TASK PROMPT
Filter the entries and keep only the lines where the string "image" appears.

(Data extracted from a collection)
==============================

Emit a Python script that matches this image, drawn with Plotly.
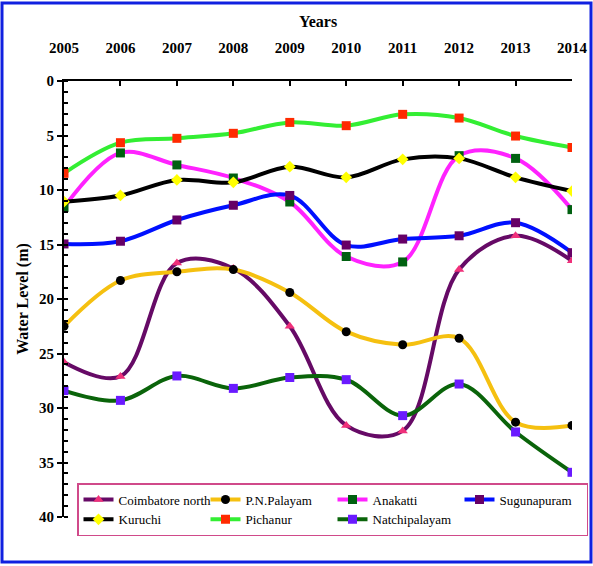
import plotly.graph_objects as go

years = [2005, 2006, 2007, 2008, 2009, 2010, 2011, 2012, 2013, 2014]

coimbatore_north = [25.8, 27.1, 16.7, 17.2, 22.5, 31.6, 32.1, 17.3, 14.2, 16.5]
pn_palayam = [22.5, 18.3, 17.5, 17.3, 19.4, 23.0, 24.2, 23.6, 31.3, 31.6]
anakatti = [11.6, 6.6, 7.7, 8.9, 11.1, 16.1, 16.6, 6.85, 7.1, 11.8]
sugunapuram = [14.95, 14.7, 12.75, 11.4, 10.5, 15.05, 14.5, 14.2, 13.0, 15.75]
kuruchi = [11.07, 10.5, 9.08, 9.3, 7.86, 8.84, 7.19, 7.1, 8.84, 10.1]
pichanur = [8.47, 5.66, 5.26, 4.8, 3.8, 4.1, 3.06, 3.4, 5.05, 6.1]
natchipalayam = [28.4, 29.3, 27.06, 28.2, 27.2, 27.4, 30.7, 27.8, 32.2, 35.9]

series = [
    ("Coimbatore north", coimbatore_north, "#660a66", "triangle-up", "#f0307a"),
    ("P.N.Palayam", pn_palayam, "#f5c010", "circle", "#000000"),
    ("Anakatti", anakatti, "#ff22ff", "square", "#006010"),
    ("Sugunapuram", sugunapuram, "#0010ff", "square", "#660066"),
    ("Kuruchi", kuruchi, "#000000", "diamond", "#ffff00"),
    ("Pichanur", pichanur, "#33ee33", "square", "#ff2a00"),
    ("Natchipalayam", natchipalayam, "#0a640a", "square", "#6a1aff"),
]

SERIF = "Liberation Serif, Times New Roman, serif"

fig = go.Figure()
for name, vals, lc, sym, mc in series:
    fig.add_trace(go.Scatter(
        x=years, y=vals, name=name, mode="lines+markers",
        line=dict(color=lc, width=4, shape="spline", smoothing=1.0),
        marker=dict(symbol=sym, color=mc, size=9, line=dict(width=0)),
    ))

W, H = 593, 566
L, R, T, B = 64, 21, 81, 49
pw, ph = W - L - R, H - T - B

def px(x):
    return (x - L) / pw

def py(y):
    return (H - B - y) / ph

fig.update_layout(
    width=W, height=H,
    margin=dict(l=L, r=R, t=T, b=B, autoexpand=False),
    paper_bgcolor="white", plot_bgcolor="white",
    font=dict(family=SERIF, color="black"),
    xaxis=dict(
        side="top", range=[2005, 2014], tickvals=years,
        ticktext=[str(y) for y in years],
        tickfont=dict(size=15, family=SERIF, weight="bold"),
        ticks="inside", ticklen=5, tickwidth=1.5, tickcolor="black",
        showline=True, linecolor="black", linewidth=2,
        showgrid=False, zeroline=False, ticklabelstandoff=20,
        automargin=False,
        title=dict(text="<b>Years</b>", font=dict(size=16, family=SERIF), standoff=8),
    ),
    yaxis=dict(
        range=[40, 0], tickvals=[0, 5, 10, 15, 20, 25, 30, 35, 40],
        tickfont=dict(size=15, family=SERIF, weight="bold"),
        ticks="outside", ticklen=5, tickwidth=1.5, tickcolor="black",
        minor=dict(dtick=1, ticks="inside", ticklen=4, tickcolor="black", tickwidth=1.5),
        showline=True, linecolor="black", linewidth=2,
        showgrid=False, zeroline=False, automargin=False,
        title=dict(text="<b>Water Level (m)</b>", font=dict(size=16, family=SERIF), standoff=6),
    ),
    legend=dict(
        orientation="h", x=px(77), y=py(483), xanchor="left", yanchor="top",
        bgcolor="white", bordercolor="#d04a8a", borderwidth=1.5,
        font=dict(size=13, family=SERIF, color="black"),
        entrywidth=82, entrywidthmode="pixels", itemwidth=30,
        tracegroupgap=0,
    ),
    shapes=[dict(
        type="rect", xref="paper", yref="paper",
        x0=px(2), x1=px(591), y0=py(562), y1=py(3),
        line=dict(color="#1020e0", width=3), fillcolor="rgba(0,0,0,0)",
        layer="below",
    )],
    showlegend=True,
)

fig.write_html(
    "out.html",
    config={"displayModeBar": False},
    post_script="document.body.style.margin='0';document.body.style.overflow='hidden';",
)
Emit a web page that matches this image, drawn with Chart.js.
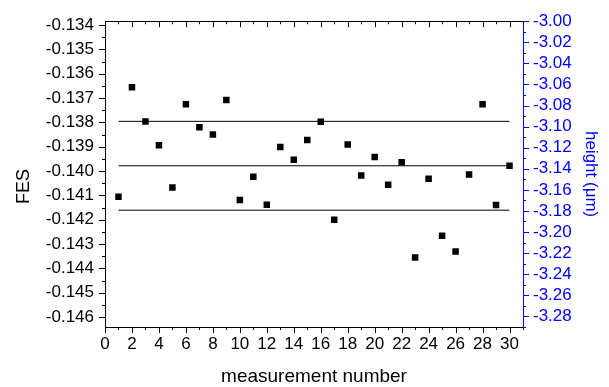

==============================

THE ANSWER
Emit a Python script that matches this image, drawn with Plotly.
Emit a web page that matches this image, drawn with Chart.js.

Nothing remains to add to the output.